Mexican President Andrés Manuel López Obrador. Photo:


Despite the fact that it took him four and a half hours to arrive at the site of the Tlahuelilpan, Hidalgo, gasoline explosion on Friday, Jan. 18, Mexican President Andrés Manuel López Obrador (AMLO) said Sunday, Jan. 20, that there was no need for him to use aero-transport to get there.

“I will not use airplanes or helicopters to be transported, except in the case of an emergency, in the situation of something that has to do with Pemex or the Navy,” AMLO told reporters during a press conference at the National Palace to present the latest registry of deaths resulting from the explosion.

“I hope that I will never have to do so.”

The president apparently does not consider an explosion that killed 79 people and counting as “an emergency,” but the people of Tlahuelilpan might disagree.

Part of a president’s inherent duties include being the consoler-in-chief after a national disaster, and AMLO’s obligation was plainly to be supportive of and show compassion for the victims by offering them his physical person immediately after the explosion, not four and a half hours later.

To make matters worse, AMLO told reporters that it was far more important that he take advantage of the road trip to Tlahuelilpan to check out gasoline supplies and costs, as well as the state of tankers, along the way to the explosion site – information he no doubt could have gotten from his team of energy experts who so astutely advised him to launch his war on gasoline theft in late December – than to get to the Hidalgo town promptly.

“If I had arrived in airplane or helicopter, when would I have seen this? When would I have seen the state of the roads and highways?” he asked.

Answer: How about some time other than when you are needed to console a town that is suffering massive deaths and injuries as a result of a program that you instigated and which led to a fuel shortage crisis that pushed people to resort to collect gasoline illegally in order to be able to get to their jobs the next day?

But perhaps the true coup de grâce of AMLO’s appalling response to the question of why he did not use a helicopter to get to Tlahuelilpan earlier was his personal defense of his use of land transport over aerial transport:

“I feel safe using land transport,” he said.

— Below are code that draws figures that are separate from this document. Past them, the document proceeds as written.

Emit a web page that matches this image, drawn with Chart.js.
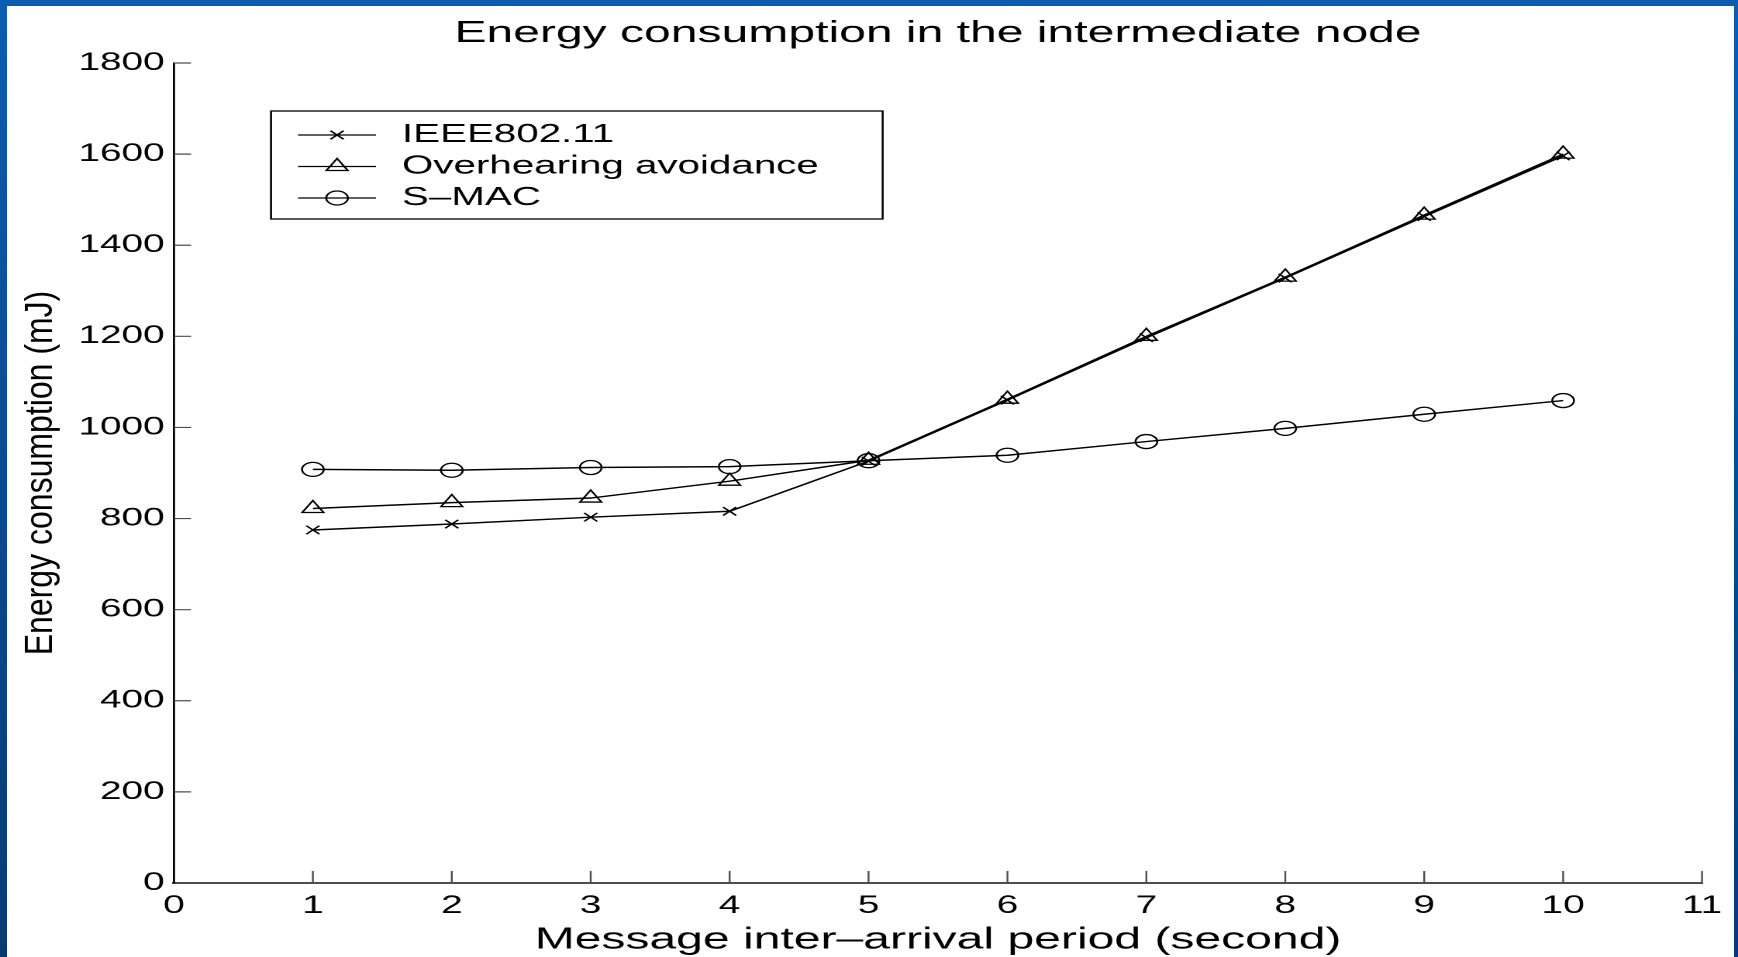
<!DOCTYPE html>
<html>
<head>
<meta charset="utf-8">
<script src="https://cdn.jsdelivr.net/npm/chart.js@4.4.0/dist/chart.umd.min.js"></script>
<style>
    html, body { margin: 0; padding: 0; width: 1738px; height: 957px; overflow: hidden; }
    body { background: linear-gradient(to bottom, #0b5cb3, #063a74); position: relative; }
    #paper { position: absolute; left: 7px; top: 6px; right: 4px; bottom: 0; background: #fff; }
    /* the source figure is a horizontally stretched slide image */
    #wrap { position: absolute; left: 0; top: 0; width: 1121px; height: 975px; transform-origin: 0 0; }
</style>
</head>
<body>
<div id="paper"></div>
<div id="wrap"><canvas id="energyChart"></canvas></div>
<script>
const STRETCH = 1738 / 1121;

// message inter-arrival period (s)
const periods = [1, 2, 3, 4, 5, 6, 7, 8, 9, 10];
// energy consumption (mJ)
const ieee80211 = [775, 788, 803, 816, 926, 1060, 1197, 1328, 1463, 1596];
const overhearing = [822, 835, 845, 882, 928, 1062, 1200, 1330, 1466, 1600];
const smac = [908, 906, 912, 914, 927, 939, 969, 998, 1029, 1059];
const seriesNames = ['IEEE802.11', 'Overhearing avoidance', 'S–MAC'];

const FONT = '"Liberation Sans", Arial, Helvetica, sans-serif';
document.getElementById('wrap').style.transform = 'scaleX(' + STRETCH + ')';
Chart.defaults.font.family = FONT;
Chart.defaults.color = '#000';

function points(values) {
    return periods.map((p, i) => ({ x: p, y: values[i] }));
}

function series(label, values, style, radius) {
    return {
        label: label,
        data: points(values),
        borderColor: '#000',
        borderWidth: 1.5,
        pointStyle: style,
        pointRadius: radius,
        pointBorderWidth: 1.3,
        pointBorderColor: '#000',
        pointBackgroundColor: 'rgba(0,0,0,0)',
        tension: 0
    };
}

// matlab style tick marks, pointing into the plot
const insideTicks = {
    id: 'insideTicks',
    afterDraw(chart) {
        const { ctx, chartArea, scales: { x, y } } = chart;
        ctx.save();
        ctx.strokeStyle = '#4d4d4d';
        ctx.lineWidth = 1.2;
        ctx.beginPath();
        y.ticks.forEach(t => {
            if (t.value === 0) return;
            const py = y.getPixelForValue(t.value);
            ctx.moveTo(chartArea.left, py);
            ctx.lineTo(chartArea.left + 11, py);
        });
        x.ticks.forEach(t => {
            if (t.value === 0) return;
            const px = x.getPixelForValue(t.value);
            ctx.moveTo(px, chartArea.bottom);
            ctx.lineTo(px, chartArea.bottom - 12);
        });
        ctx.stroke();
        ctx.restore();
    }
};

// boxed legend inside the axes
const boxLegend = {
    id: 'boxLegend',
    afterDraw(chart) {
        const ctx = chart.ctx;
        const left = chart.chartArea.left + 62.6;
        ctx.save();
        ctx.strokeStyle = '#000';
        ctx.lineWidth = 1.3;
        ctx.strokeRect(left, 111, 394.5, 108);
        chart.data.datasets.forEach((ds, i) => {
            const rowY = 135 + i * 31.5;
            ctx.strokeStyle = '#000';
            ctx.lineWidth = 1.3;
            ctx.beginPath();
            ctx.moveTo(left + 17.4, rowY);
            ctx.lineTo(left + 67.7, rowY);
            ctx.stroke();
            ctx.fillStyle = 'rgba(0,0,0,0)';
            Chart.helpers.drawPoint(ctx, {
                pointStyle: ds.pointStyle, radius: ds.pointRadius, borderWidth: 1.3, rotation: 0
            }, left + 42.6, rowY);
            ctx.fillStyle = '#000';
            ctx.font = '26px ' + FONT;
            ctx.textAlign = 'left';
            ctx.textBaseline = 'middle';
            ctx.fillText(ds.label, left + 84.5, rowY);
        });
        ctx.restore();
    }
};

// rotated y title, drawn with its own horizontal scale
const yTitle = {
    id: 'yTitle',
    afterDraw(chart) {
        const ctx = chart.ctx;
        ctx.save();
        ctx.translate(52 / STRETCH, 473);
        ctx.scale(1.2 / STRETCH, 1);
        ctx.rotate(-Math.PI / 2);
        ctx.font = '32px ' + FONT;
        ctx.fillStyle = '#000';
        ctx.textAlign = 'center';
        ctx.textBaseline = 'alphabetic';
        ctx.fillText('Energy consumption (mJ)', 0, 0);
        ctx.restore();
    }
};

new Chart(document.getElementById('energyChart'), {
    type: 'line',
    data: {
        datasets: [
            series(seriesNames[0], ieee80211, 'crossRot', 6),
            series(seriesNames[1], overhearing, 'triangle', 8),
            series(seriesNames[2], smac, 'circle', 7)
        ]
    },
    options: {
        responsive: true,
        maintainAspectRatio: false,
        animation: false,
        devicePixelRatio: 2,
        events: [],
        layout: { padding: { left: 0, right: 23.2, top: 0, bottom: 0 } },
        plugins: {
            legend: { display: false },
            tooltip: { enabled: false },
            title: {
                display: true,
                fullSize: false,
                text: 'Energy consumption in the intermediate node',
                color: '#000',
                font: { size: 31, weight: 'normal' },
                padding: { top: 15, bottom: 10.8 }
            }
        },
        scales: {
            x: {
                type: 'linear',
                min: 0,
                max: 11,
                afterFit: s => { s.height = 92; },
                grid: { display: false, drawTicks: false },
                border: { display: true, color: '#4d4d4d', width: 2 },
                ticks: { stepSize: 1, padding: 8, color: '#000', font: { size: 25 } },
                title: {
                    display: true,
                    text: 'Message inter–arrival period (second)',
                    color: '#000',
                    font: { size: 31 },
                    padding: { top: 0, bottom: 16.4 }
                }
            },
            y: {
                min: 0,
                max: 1800,
                afterFit: s => { s.width = 112.2; },
                grid: { display: false, drawTicks: false },
                border: { display: true, color: '#000', width: 1.4 },
                ticks: {
                    stepSize: 200,
                    padding: 6,
                    color: '#000',
                    font: { size: 25 },
                    callback: v => String(v)
                }
            }
        }
    },
    plugins: [insideTicks, boxLegend, yTitle]
});
</script>
</body>
</html>
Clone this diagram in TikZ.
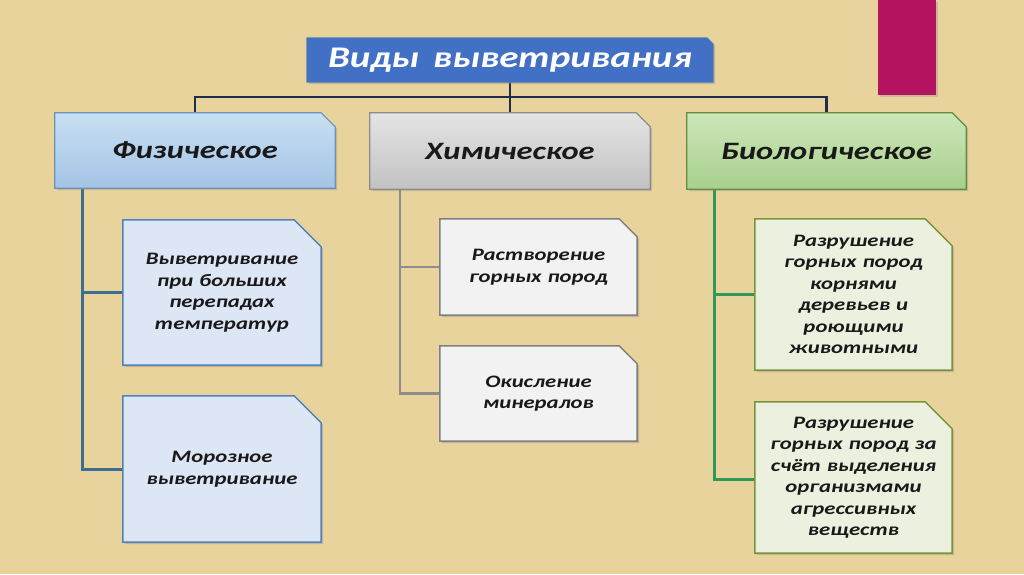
\documentclass[tikz,border=0pt]{standalone}
\usepackage{fontspec}
\setmainfont{Carlito}
\newfontfamily\widefont[FakeStretch=1.3]{Carlito}
\usetikzlibrary{shadows}
\pgfdeclarelayer{back}
\pgfdeclarelayer{bg}
\pgfsetlayers{back,bg,main}
\definecolor{paper}{HTML}{E9D39C}
\definecolor{accent}{HTML}{B3135F}
\definecolor{titleblue}{HTML}{4270C4}
\definecolor{navy}{HTML}{1F2D4D}
\definecolor{physline}{HTML}{3C6E91}
\definecolor{chemline}{HTML}{8E8E8E}
\definecolor{bioline}{HTML}{2E9A5A}
\definecolor{physA}{HTML}{C9DFF2}
\definecolor{physB}{HTML}{A3C4E6}
\definecolor{physD}{HTML}{6A92BD}
\definecolor{chemA}{HTML}{E4E4E4}
\definecolor{chemB}{HTML}{C2C2C2}
\definecolor{chemD}{HTML}{8C8C8C}
\definecolor{bioA}{HTML}{CDE6BA}
\definecolor{bioB}{HTML}{A8D08C}
\definecolor{bioD}{HTML}{5E8F3E}
\definecolor{physS}{HTML}{DCE6F4}
\definecolor{physSD}{HTML}{4F81BD}
\definecolor{chemS}{HTML}{F2F2F2}
\definecolor{chemSD}{HTML}{7F7F7F}
\definecolor{bioS}{HTML}{EBF1DE}
\definecolor{bioSD}{HTML}{77933C}
\newcommand\snipshape[3]{%
  \begin{pgfonlayer}{bg}
  \path[#3] (#1.south west) -- (#1.north west) -- ([xshift=-#2]#1.north east)
     -- ([yshift=-#2]#1.north east) -- (#1.south east) -- cycle;
  \end{pgfonlayer}}
\tikzset{
  box/.style={inner sep=0pt, align=center, text=black!90},
  catbox/.style={box, font=\widefont\fontsize{25}{28}\selectfont\bfseries\itshape},
  subbox/.style={box, text width=195pt, font=\widefont\fontsize{17.5}{21.5}\selectfont\bfseries\itshape},
  shade/.style={drop shadow={opacity=0.35, shadow xshift=2pt, shadow yshift=-2pt}},
  physcat/.style={shade, top color=physA, bottom color=physB, draw=physD, line width=1.2pt},
  chemcat/.style={shade, top color=chemA, bottom color=chemB, draw=chemD, line width=1.2pt},
  biocat/.style={shade, top color=bioA, bottom color=bioB, draw=bioD, line width=1.2pt},
  physsub/.style={shade, fill=physS, draw=physSD, line width=1.5pt},
  chemsub/.style={shade, fill=chemS, draw=chemSD, line width=1.5pt},
  biosub/.style={shade, fill=bioS, draw=bioSD, line width=1.5pt},
}
\begin{document}
\begin{tikzpicture}[x=1pt,y=-1pt]
\useasboundingbox (0,0) rectangle (1024,574);
\begin{pgfonlayer}{back}
\fill[paper] (0,0) rectangle (1024,574);
\fill[accent, drop shadow={opacity=0.3, shadow xshift=2pt, shadow yshift=-2pt}] (878,0) rectangle (936,95);
\end{pgfonlayer}

% title
\node[box, minimum width=406pt, minimum height=44pt, text=white,
      font=\widefont\fontsize{30}{34}\selectfont\bfseries\itshape] (title) at (510,60) {Виды\, выветривания};
\snipshape{title}{6pt}{shade, fill=titleblue, draw=physSD, line width=0.8pt}

% categories
\node[catbox, minimum width=280pt, minimum height=75pt] (phys) at (195,150.5) {Физическое};
\snipshape{phys}{14pt}{physcat}
\node[catbox, minimum width=280pt, minimum height=76pt] (chem) at (510,151) {Химическое};
\snipshape{chem}{14pt}{chemcat}
\node[catbox, minimum width=279pt, minimum height=76pt] (bio) at (826.5,151) {Биологическое};
\snipshape{bio}{14pt}{biocat}

% sub boxes
\node[subbox, minimum width=198pt, minimum height=145pt] (p1) at (222,292.5)
  {Выветривание\\при больших\\перепадах\\температур};
\snipshape{p1}{27pt}{physsub}
\node[subbox, minimum width=198pt, minimum height=146pt] (p2) at (222,469)
  {Морозное\\выветривание};
\snipshape{p2}{27pt}{physsub}
\node[subbox, minimum width=197pt, minimum height=96pt] (c1) at (538.5,267)
  {Растворение\\горных пород};
\snipshape{c1}{18pt}{chemsub}
\node[subbox, minimum width=197pt, minimum height=95pt] (c2) at (538.5,393.5)
  {Окисление\\минералов};
\snipshape{c2}{18pt}{chemsub}
\node[subbox, minimum width=197pt, minimum height=151pt] (b1) at (853.5,294.5)
  {Разрушение\\горных пород\\корнями\\деревьев и\\роющими\\животными};
\snipshape{b1}{27pt}{biosub}
\node[subbox, minimum width=197pt, minimum height=151pt] (b2) at (853.5,477.5)
  {Разрушение\\горных пород за\\счёт выделения\\организмами\\агрессивных\\веществ};
\snipshape{b2}{27pt}{biosub}

% connectors
\coordinate (hub) at (510,97);
\begin{pgfonlayer}{back}
\draw[navy, line width=2.5pt] (title.south) -- (chem.north);
\draw[navy, line width=2.5pt] (phys.north) -- (phys.north |- hub) -- (bio.north |- hub) -- (bio.north);
\coordinate (pv) at ([xshift=28pt]phys.south west);
\draw[physline, line width=3pt] (pv) |- (p2.west);
\draw[physline, line width=3pt] (pv |- p1.west) -- (p1.west);
\coordinate (cv) at ([xshift=30pt]chem.south west);
\draw[chemline, line width=2.5pt] (cv) |- (c2.west);
\draw[chemline, line width=2.5pt] (cv |- c1.west) -- (c1.west);
\coordinate (bv) at ([xshift=28pt]bio.south west);
\draw[bioline, line width=3pt] (bv) |- ([yshift=-2pt]b2.west);
\draw[bioline, line width=3pt] (bv |- b1.west) -- (b1.west);
\end{pgfonlayer}
\end{tikzpicture}
\end{document}
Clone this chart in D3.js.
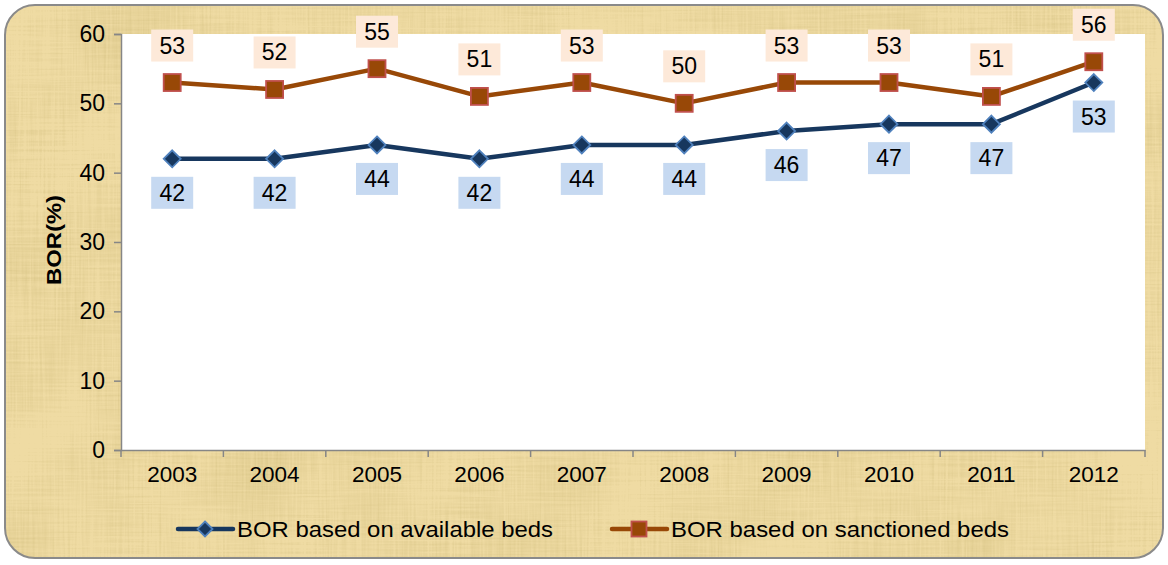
<!DOCTYPE html>
<html><head><meta charset="utf-8">
<script src="https://cdn.jsdelivr.net/npm/d3@7"></script>
<style>body{margin:0;background:#fff}svg{display:block}</style>
</head><body>
<script>
const years = ["2003","2004","2005","2006","2007","2008","2009","2010","2011","2012"];
const availableBeds = [42,42,44,42,44,44,46,47,47,53];
const sanctionedBeds = [53,52,55,51,53,50,53,53,51,56];
const yTicks = [0,10,20,30,40,50,60];
const seriesNames = ["BOR based on available beds","BOR based on sanctioned beds"];

const W=1168,H=565;
const FONT="Liberation Sans, Arial, sans-serif";
const svg=d3.select("body").append("svg").attr("width",W).attr("height",H);
const defs=svg.append("defs");
const f=defs.append("filter").attr("id","pap").attr("x",0).attr("y",0).attr("width","100%").attr("height","100%");
f.append("feTurbulence").attr("type","fractalNoise").attr("baseFrequency","0.5 0.012").attr("numOctaves",3).attr("seed",3).attr("result","n1");
f.append("feTurbulence").attr("type","fractalNoise").attr("baseFrequency","0.012 0.5").attr("numOctaves",3).attr("seed",7).attr("result","n2");
f.append("feTurbulence").attr("type","fractalNoise").attr("baseFrequency","0.01 0.01").attr("numOctaves",2).attr("seed",11).attr("result","n3");
f.append("feComposite").attr("in","n1").attr("in2","n2").attr("operator","arithmetic").attr("k2",0.4).attr("k3",0.4).attr("result","n12");
f.append("feComposite").attr("in","n12").attr("in2","n3").attr("operator","arithmetic").attr("k2",0.75).attr("k3",0.35).attr("result","n");
f.append("feColorMatrix").attr("in","n").attr("type","matrix")
 .attr("values","0 0 0 0 0.66  0 0 0 0 0.53  0 0 0 0 0.22  -1.8 0 0 0 1.05").attr("result","c");
f.append("feComposite").attr("in","c").attr("in2","SourceGraphic").attr("operator","in");
const clip=defs.append("clipPath").attr("id","cl");
clip.append("rect").attr("x",5).attr("y",5).attr("width",1158).attr("height",553).attr("rx",30);

svg.append("rect").attr("x",5).attr("y",5).attr("width",1158).attr("height",553).attr("rx",30).attr("fill","#efdba3");
svg.append("rect").attr("x",5).attr("y",5).attr("width",1158).attr("height",553).attr("rx",30).attr("fill","#efdba3").attr("filter","url(#pap)").attr("clip-path","url(#cl)");
svg.append("rect").attr("x",5).attr("y",5).attr("width",1158).attr("height",553).attr("rx",30).attr("fill","none").attr("stroke","#8a8a8a").attr("stroke-width",2);

const m={l:121,r:1145,t:34,b:450};
svg.append("rect").attr("x",m.l).attr("y",m.t).attr("width",m.r-m.l).attr("height",m.b-m.t).attr("fill","#fff");

const x=d3.scaleBand().domain(years).range([m.l,m.r]);
const y=d3.scaleLinear().domain([0,60]).range([m.b,m.t]);
const cx=d=>x(d)+x.bandwidth()/2;

// axes
const ya=svg.append("g").attr("transform",`translate(${m.l},0)`)
 .call(d3.axisLeft(y).tickValues(yTicks).tickSize(7).tickPadding(9));
ya.select(".domain").attr("stroke","#868686").attr("stroke-width",1.5);
ya.selectAll(".tick line").attr("stroke","#868686").attr("stroke-width",1.5);
ya.selectAll("text").attr("font-family",FONT).attr("font-size",23).attr("fill","#000");

const xa=svg.append("g").attr("transform",`translate(0,${m.b})`)
 .call(d3.axisBottom(x).tickSize(0).tickPadding(16));
xa.select(".domain").attr("stroke","#868686").attr("stroke-width",1.5);
xa.selectAll("text").attr("font-family",FONT).attr("font-size",22.5).attr("fill","#000");
svg.append("g").selectAll("line").data(d3.range(years.length+1)).join("line")
 .attr("x1",i=>m.l+i*x.bandwidth()).attr("x2",i=>m.l+i*x.bandwidth())
 .attr("y1",m.b).attr("y2",m.b+7).attr("stroke","#868686").attr("stroke-width",1.5);

svg.append("text").attr("transform",`translate(61,${(m.t+m.b)/2-2}) rotate(-90)`)
 .attr("text-anchor","middle").attr("font-family",FONT).attr("font-weight","bold")
 .attr("font-size",21).attr("textLength",90).attr("lengthAdjust","spacingAndGlyphs").text("BOR(%)");

const line=d3.line().x((d,i)=>cx(years[i])).y(d=>y(d));
svg.append("path").datum(availableBeds).attr("d",line).attr("fill","none").attr("stroke","#17375e").attr("stroke-width",4.5).attr("stroke-linejoin","round");
svg.append("path").datum(sanctionedBeds).attr("d",line).attr("fill","none").attr("stroke","#984807").attr("stroke-width",4.5).attr("stroke-linejoin","round");

const diamond=(g,px,py,s)=>g.append("path").attr("d",`M${px},${py-s}L${px+s},${py}L${px},${py+s}L${px-s},${py}Z`)
 .attr("fill","#17375e").attr("stroke","#4f81bd").attr("stroke-width",1.8);
const square=(g,px,py,s)=>g.append("rect").attr("x",px-s).attr("y",py-s).attr("width",2*s).attr("height",2*s)
 .attr("fill","#984807").attr("stroke","#c0504d").attr("stroke-width",1.8);

const mk=svg.append("g");
availableBeds.forEach((v,i)=>diamond(mk,cx(years[i]),y(v),8.5));
sanctionedBeds.forEach((v,i)=>square(mk,cx(years[i]),y(v),8.5));

const lab=svg.append("g").attr("font-family",FONT).attr("font-size",23);
function label(v,px,py,bg){
  lab.append("rect").attr("x",px-21).attr("y",py-16).attr("width",42).attr("height",32).attr("fill",bg);
  lab.append("text").attr("x",px).attr("y",py+8).attr("text-anchor","middle").attr("fill","#000").text(v);
}
sanctionedBeds.forEach((v,i)=>label(v,cx(years[i]),y(v)-37,"#fde9d9"));
availableBeds.forEach((v,i)=>label(v,cx(years[i]),y(v)+34,"#c6d9f1"));

// legend
const lg=svg.append("g").attr("font-family",FONT).attr("font-size",22.5);
const ly=529;
lg.append("line").attr("x1",178).attr("x2",233).attr("y1",ly).attr("y2",ly).attr("stroke","#17375e").attr("stroke-width",4.5).attr("stroke-linecap","round");
diamond(lg,205,ly,7.5);
lg.append("text").attr("x",237).attr("y",ly+8).attr("textLength",316).attr("lengthAdjust","spacingAndGlyphs").text(seriesNames[0]);
lg.append("line").attr("x1",612).attr("x2",667).attr("y1",ly).attr("y2",ly).attr("stroke","#984807").attr("stroke-width",4.5).attr("stroke-linecap","round");
square(lg,639,ly,7.5);
lg.append("text").attr("x",671).attr("y",ly+8).attr("textLength",338).attr("lengthAdjust","spacingAndGlyphs").text(seriesNames[1]);
</script>
</body></html>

“I don’t have to tell anyone where I am going and I don’t have to have a meeting or travel in a committee to get there,” he said.

Maybe not, but since he is now the head of state for a nation of 132 million, he might just want to put his personal interests aside and focus instead on those of the Mexican people, starting with the needs of the victims of the Tlahuelilpan explosion, which, in the eyes of most Mexicans, qualifies as a national emergency.